“There are some who start their retirement long before they stop working.” – Robert Half
I had the opportunity this past week to visit with a successful business owner who was dealing with an all too common problem. His partner of 30+ years is approaching The End of his career. He will in the next few years be selling his share of the business to several younger management team members. The partner wants to cut back his schedule so that he’s working fewer hours. None of that is really a problem, but this is – he still wants to get paid like an owner, and he’s already coasting.
Unfortunately, things like this are common when businesses don’t plan carefully enough for the retirement of an owner. Some owners can’t or won’t give up control; others (like this one) want to get paid for not working. Some owners feel like “I earned it” – as though they haven’t been getting a salary all these years. Now they’ve reached The End and they expect a windfall. Regardless of the why, the result is resentment from current owners, cultural breakdowns with the staff (why should I work for my check if that guy doesn’t?), and loss of profitability.

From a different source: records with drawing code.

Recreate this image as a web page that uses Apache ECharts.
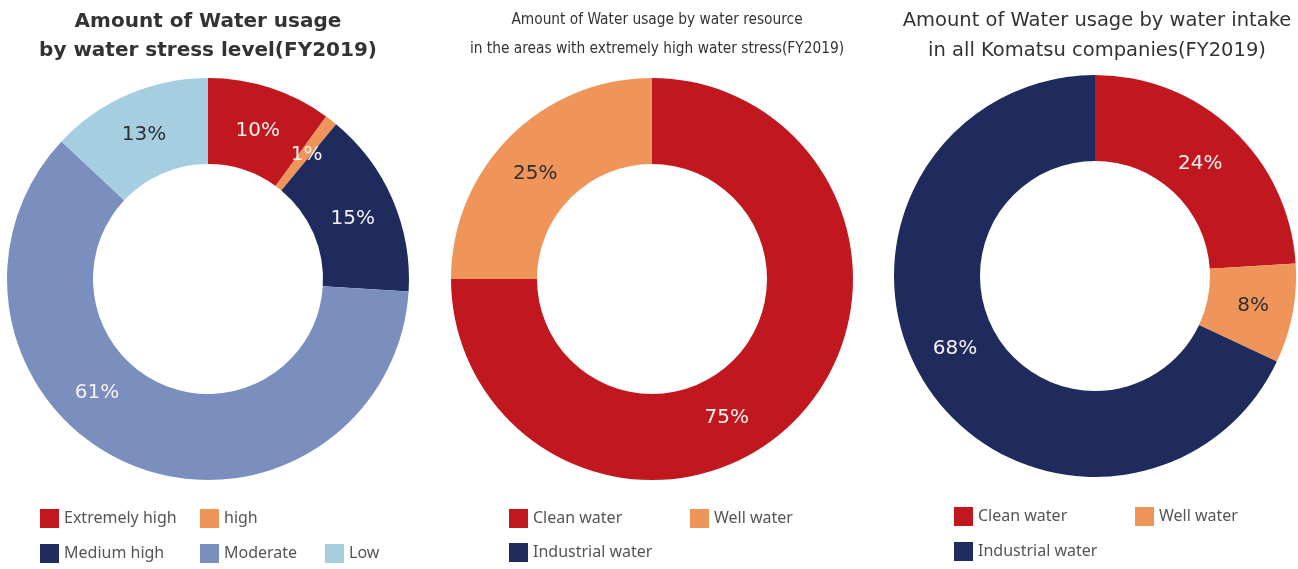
<!DOCTYPE html>
<html>
<head>
<meta charset="utf-8">
<script src="https://cdn.jsdelivr.net/npm/echarts@6/dist/echarts.min.js"></script>
<style>
html,body{margin:0;padding:0;background:#fff;}
#main{width:1298px;height:569px;}
</style>
</head>
<body>
<div id="main"></div>
<script>
// ---- data ----
const stressCategories = ['Extremely high', 'high', 'Medium high', 'Moderate', 'Low'];
const stressValues = [10, 1, 15, 61, 13];
const resourceCategories = ['Clean water', 'Well water'];
const resourceValues = [75, 25];
const intakeCategories = ['Clean water', 'Well water', 'Industrial water'];
const intakeValues = [24, 8, 68];

const titles = [
  'Amount of Water usage\nby water stress level(FY2019)',
  'Amount of Water usage by water resource\nin the areas with extremely high water stress(FY2019)',
  'Amount of Water usage by water intake\nin all Komatsu companies(FY2019)'
];

// ---- styles ----
const colorMap = {
  'Extremely high': '#C1181F',
  'high': '#F0955A',
  'Medium high': '#1E2B5C',
  'Moderate': '#7A8FBE',
  'Low': '#A6CEE1',
  'Clean water': '#C1181F',
  'Well water': '#F0955A',
  'Industrial water': '#1E2B5C'
};
const darkLabel = { 'Low': true, 'Well water': true };

const labelShift = [
  [[0, 5], [0, 3], [-3, 4], [-47, -34], [0, 4]],
  [[-39, 25], [-3, 9]],
  [[-5, 5], [0, 0], [-4, -13]]
];

function buildData(cats, vals) {
  return cats.map((c, i) => ({
    name: c,
    value: vals[i],
    itemStyle: { color: colorMap[c] },
    label: { color: darkLabel[c] ? '#2f2f2f' : '#F6F1EE' }
  }));
}

function pieSeries(idx, cx, cy, cats, vals) {
  return {
    type: 'pie',
    center: [cx, cy],
    radius: [115, 201],
    startAngle: 90,
    clockwise: true,
    silent: true,
    animation: false,
    label: {
      show: true,
      position: 'inside',
      formatter: '{c}%',
      fontFamily: 'DejaVu Sans',
      fontSize: 20
    },
    labelLine: { show: false },
    labelLayout: function (p) {
      const s = labelShift[idx][p.dataIndex] || [0, 0];
      return { dx: s[0], dy: s[1] };
    },
    data: buildData(cats, vals)
  };
}

function legendItem(name, left, top) {
  return {
    data: [name],
    left: left,
    top: top,
    itemWidth: 19,
    itemHeight: 19,
    itemGap: 0,
    itemTextGap: 7,
    icon: 'rect',
    selectedMode: false,
    padding: 0,
    textStyle: { color: '#555', fontSize: 16, fontFamily: 'Noto Sans' }
  };
}

const chart = echarts.init(document.getElementById('main'), null, { renderer: 'canvas' });

const option = {
  backgroundColor: '#ffffff',
  animation: false,
  title: [
    {
      text: titles[0], left: 203, top: 2, textAlign: 'center',
      textStyle: { fontFamily: 'DejaVu Sans', fontWeight: 'bold', fontSize: 20, color: '#333', lineHeight: 29 }
    },
    {
      text: titles[1], left: 652, top: 1, textAlign: 'center',
      textStyle: { fontFamily: "'Liberation Sans Narrow', 'DejaVu Sans Condensed', sans-serif", fontWeight: 'normal', fontSize: 15.3, color: '#333', lineHeight: 29 }
    },
    {
      text: titles[2], left: 1092, top: 1, textAlign: 'center',
      textStyle: { fontFamily: 'DejaVu Sans', fontWeight: 'normal', fontSize: 19.5, color: '#333', lineHeight: 30 }
    }
  ],
  legend: [
    legendItem('Extremely high', 40, 509),
    legendItem('high', 200, 509),
    legendItem('Medium high', 40, 544),
    legendItem('Moderate', 200, 544),
    legendItem('Low', 325, 544),
    legendItem('Clean water', 509, 509),
    legendItem('Well water', 690, 509),
    legendItem('Industrial water', 509, 543),
    legendItem('Clean water', 954, 507),
    legendItem('Well water', 1135, 507),
    legendItem('Industrial water', 954, 542)
  ],
  series: [
    pieSeries(0, 208, 279, stressCategories, stressValues),
    pieSeries(1, 652, 279, resourceCategories, resourceValues),
    pieSeries(2, 1095, 276, intakeCategories, intakeValues)
  ]
};
chart.setOption(option);
</script>
</body>
</html>
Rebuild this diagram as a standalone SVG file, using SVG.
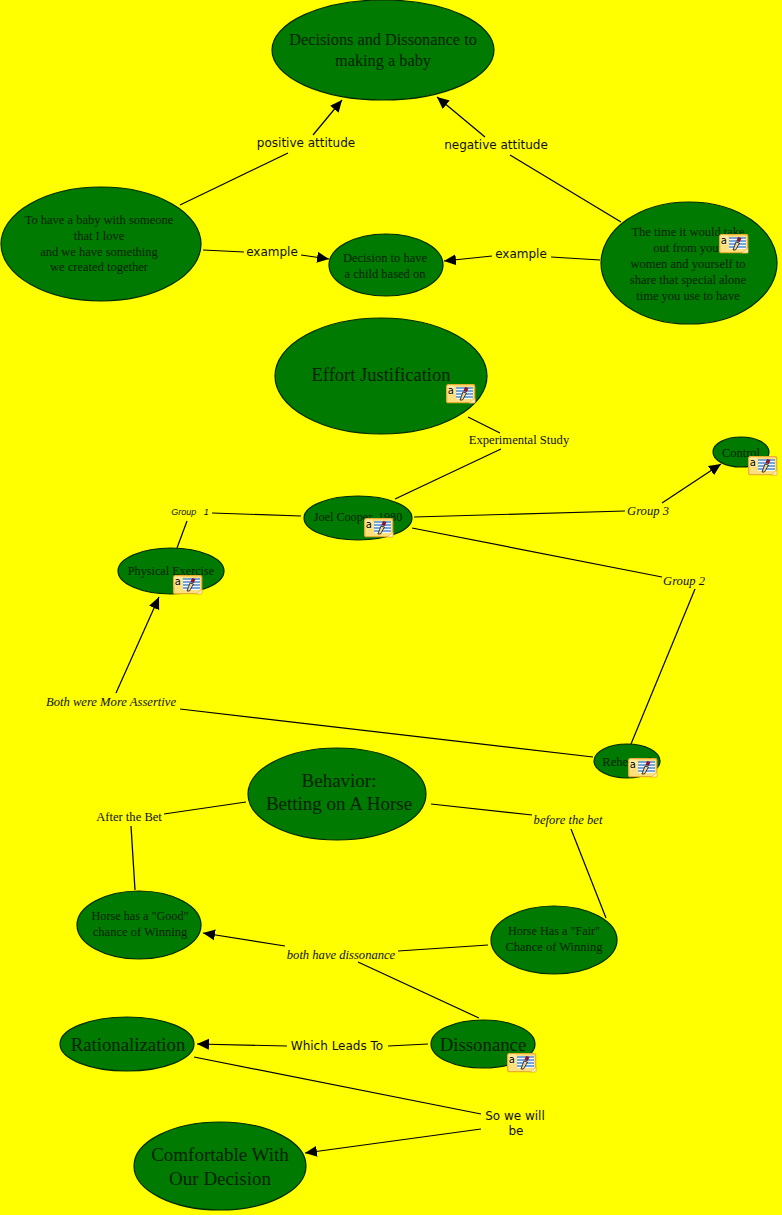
<svg xmlns="http://www.w3.org/2000/svg" width="782" height="1215" viewBox="0 0 782 1215">
<style>
.n{fill:#007a00;stroke:#002a00;stroke-width:1.200}
.t{font-family:"Liberation Serif","DejaVu Serif",serif;fill:#002200;text-anchor:middle}
.l{font-family:"DejaVu Sans",sans-serif;font-size:12px;fill:#111;text-anchor:middle}
.s{font-family:"Liberation Serif",serif;font-size:12.600px;fill:#111;text-anchor:middle}
.i{font-style:italic}
.a{font-family:"Liberation Sans",sans-serif;font-size:9px;font-style:italic;fill:#111;text-anchor:middle;white-space:pre}
.c line{stroke:#000;stroke-width:1.200}
.ar{stroke:#000;stroke-width:1.200;fill:none;marker-end:url(#ah)}
</style>
<defs>
<marker id="ah" markerUnits="userSpaceOnUse" markerWidth="13" markerHeight="12" refX="12" refY="6" orient="auto"><path d="M0 0.500L12 6L0 11.500z" fill="#000"/></marker>
<g id="ic">
<rect x="0.700" y="0.700" width="28" height="18" rx="1.500" fill="#ffe07c" stroke="#e8ae30" stroke-width="1.300"/>
<path d="M23 19L29 19L29 14z" fill="#fff4c8" stroke="#e8ae30" stroke-width=".7"/>
<rect x="1.500" y="1.500" width="7.500" height="9" fill="#ffe9a0"/>
<text x="4.800" y="9.500" font-family="DejaVu Sans,sans-serif" font-size="10" fill="#000" text-anchor="middle">a</text>
<rect x="10" y="3" width="17" height="12" fill="#f4f8ff"/>
<path d="M10 4H27M10 7H27M10 10H27M10 13H27" stroke="#4d8ccc" stroke-width="1.300"/>
<path d="M14 16L17 8L20.500 9L16.500 16z" fill="#f0d8a0" stroke="#111" stroke-width=".8"/>
<path d="M17.500 7L19 3L22.500 4L20.800 8z" fill="#8a1530"/>
</g>
</defs>
<rect width="782" height="1215" fill="#ffff00"/>
<g id="connectors" class="c">
<line x1="180" y1="205" x2="288" y2="153"/>
<path class="ar" d="M313 135L342 100"/>
<line x1="621" y1="222" x2="510" y2="155"/>
<path class="ar" d="M485 137L437 97"/>
<line x1="203" y1="250" x2="244" y2="252"/>
<path class="ar" d="M301 255L329 259"/>
<line x1="600" y1="260" x2="551" y2="257"/>
<path class="ar" d="M492 256L444 261"/>
<line x1="468" y1="417" x2="500" y2="433"/>
<line x1="395" y1="499" x2="501" y2="449"/>
<line x1="212" y1="513" x2="301" y2="516"/>
<line x1="187" y1="521" x2="177" y2="548"/>
<line x1="414" y1="517" x2="625" y2="511"/>
<path class="ar" d="M662 503L721 464"/>
<line x1="412" y1="528" x2="662" y2="577"/>
<line x1="695" y1="589" x2="631" y2="744"/>
<path class="ar" d="M116 693L159 597"/>
<line x1="180" y1="709" x2="593" y2="757"/>
<line x1="431" y1="804" x2="532" y2="815"/>
<line x1="571" y1="829" x2="606" y2="918"/>
<line x1="246" y1="802" x2="164" y2="814"/>
<line x1="131" y1="826" x2="135" y2="890"/>
<line x1="488" y1="945" x2="398" y2="951"/>
<path class="ar" d="M285 946L203 933"/>
<line x1="479" y1="1018" x2="358" y2="962"/>
<path class="ar" d="M287 1046L197 1044"/>
<line x1="428" y1="1044" x2="388" y2="1046"/>
<line x1="194" y1="1057" x2="481" y2="1114"/>
<path class="ar" d="M481 1129L305 1153"/>
</g>
<g id="n1"><ellipse class="n" cx="383" cy="50" rx="111" ry="50"/><text class="t" font-size="16.300" x="383" y="45">Decisions and Dissonance to</text><text class="t" font-size="16.300" x="383" y="66">making a baby</text></g>
<g id="n2"><ellipse class="n" cx="101" cy="244" rx="100" ry="57"/><text class="t" font-size="12.500" x="99" y="224">To have a baby with someone</text><text class="t" font-size="12.500" x="99" y="240">that I love</text><text class="t" font-size="12.500" x="99" y="256">and we have something</text><text class="t" font-size="12.500" x="99" y="271">we created together</text></g>
<g id="n3"><ellipse class="n" cx="386" cy="265" rx="57" ry="31"/><text class="t" font-size="12.500" x="385" y="262">Decision to have</text><text class="t" font-size="12.500" x="385" y="278">a child based on</text></g>
<g id="n4"><ellipse class="n" cx="689" cy="263" rx="88" ry="61"/><text class="t" font-size="12.500" x="688" y="236">The time it would take</text><text class="t" font-size="12.500" x="688" y="252">out from your</text><text class="t" font-size="12.500" x="688" y="268">women and yourself to</text><text class="t" font-size="12.500" x="688" y="284">share that special alone</text><text class="t" font-size="12.500" x="688" y="300">time you use to have</text><use href="#ic" x="719" y="234"/></g>
<g id="n5"><ellipse class="n" cx="381" cy="376" rx="106" ry="58"/><text class="t" font-size="18.500" x="381" y="381">Effort Justification</text><use href="#ic" x="446" y="384"/></g>
<g id="n6"><ellipse class="n" cx="741" cy="452" rx="28" ry="15"/><text class="t" font-size="12.500" x="741" y="457">Control</text><use href="#ic" x="748" y="456"/></g>
<g id="n7"><ellipse class="n" cx="358" cy="518" rx="54" ry="22"/><text class="t" font-size="12.200" x="358" y="521">Joel Cooper, 1980</text><use href="#ic" x="364" y="518"/></g>
<g id="n8"><ellipse class="n" cx="171" cy="571" rx="53" ry="23"/><text class="t" font-size="12.200" x="171" y="575">Physical Exercise</text><use href="#ic" x="173" y="575"/></g>
<g id="n9"><ellipse class="n" cx="627" cy="761" rx="33" ry="17"/><text class="t" font-size="12.500" x="627" y="766">Rehearsal</text><use href="#ic" x="628" y="758"/></g>
<g id="n10"><ellipse class="n" cx="337" cy="794" rx="89" ry="46"/><text class="t" font-size="19" x="339" y="787">Behavior:</text><text class="t" font-size="19" x="339" y="810">Betting on A Horse</text></g>
<g id="n11"><ellipse class="n" cx="139" cy="925" rx="62" ry="34"/><text class="t" font-size="12.200" x="140" y="920">Horse has a "Good"</text><text class="t" font-size="12.500" x="140" y="936">chance of Winning</text></g>
<g id="n12"><ellipse class="n" cx="554" cy="940" rx="63" ry="34"/><text class="t" font-size="12.200" x="554" y="935">Horse Has a "Fair"</text><text class="t" font-size="12.500" x="554" y="951">Chance of Winning</text></g>
<g id="n13"><ellipse class="n" cx="127" cy="1044" rx="67" ry="27"/><text class="t" font-size="18.800" x="128" y="1051">Rationalization</text></g>
<g id="n14"><ellipse class="n" cx="483" cy="1044" rx="52" ry="24"/><text class="t" font-size="18.800" x="483" y="1051">Dissonance</text><use href="#ic" x="507" y="1053"/></g>
<g id="n15"><ellipse class="n" cx="220" cy="1166" rx="86" ry="44"/><text class="t" font-size="19" x="220" y="1161">Comfortable With</text><text class="t" font-size="19" x="220" y="1185">Our Decision</text></g>
<g id="labels">
<text class="l" x="306" y="147">positive attitude</text>
<text class="l" x="496" y="149">negative attitude</text>
<text class="l" x="272" y="256">example</text>
<text class="l" x="521" y="258">example</text>
<text class="s" x="519" y="444">Experimental Study</text>
<text class="a" x="190" y="515">Group   1</text>
<text class="s i" x="648" y="515">Group 3</text>
<text class="s i" x="684" y="585">Group 2</text>
<text class="s i" x="111" y="706">Both were More Assertive</text>
<text class="s" x="129" y="821">After the Bet</text>
<text class="s i" x="568" y="824">before the bet</text>
<text class="s i" x="341" y="959">both have dissonance</text>
<text class="l" x="337" y="1050">Which Leads To</text>
<text class="l" x="515" y="1120">So we will</text>
<text class="l" x="516" y="1135">be</text>
</g>
</svg>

So what to do about this? In this particular case, how do you handle someone who still wants to own part of the business and draw a wage but doesn’t want to do any actual work? For starters, don’t let yourself get into that position in the first place. The best way to handle it would be to say that once you step back from a full-time role, you can no longer be an owner. You have to sell your share immediately. It’s OK if you want to keep working, but it needs to be as an employee. You can work out what that person’s role will be, and then they’ll be expected to do what they agreed to do, subject to the same accountability as the rest of the employees.
Wait a minute, you might say. What if there isn’t anyone ready to buy the business? What if nobody is ready for a management role? What if the $$ isn’t there? Well, then you’re in trouble. And you’re in trouble because you didn’t plan. If you see yourself or one of your partners approaching that point where stepping back becomes a possibility, you better be thinking about who the next generation of leadership is going to be. What are you doing to train them? How are you preparing them to run the business in the future? What are you doing to make sure they have the $$ to make the purchase? You can’t throw things like that together in a few months. You need to be thinking about it at least 5 years out, maybe more.
Lastly, make sure there is no room for misunderstanding with the individual stepping out of ownership. Sit down together and figure out exactly what that person is going to be doing in their new role – and then get it in writing. People like to hold on to “fun” responsibilities – does that work in your business? Are there certain clients/responsibilities/tasks/whatever that a part-time employee just won’t be able to handle? Once you agree on a “job description”, then make sure the pay is fair. Just because that individual made six figures previously doesn’t mean that what they’re doing now has the same value. If the things they’re going to do could be done by someone else, then the former owner shouldn’t get paid more than someone else.
All of this falls under the umbrella of succession planning, but unfortunately the idea of a “problem” partner often isn’t discussed because it makes people uncomfortable. Nobody wants to talk about the possibility that someone they’ve been partners with for decades might start stealing $$ from them. But if you allow them to coast out, that’s exactly what they’ll be doing.
Whether it’s for yourself or another owner, you have to plan and prepare. Are you ready for The End?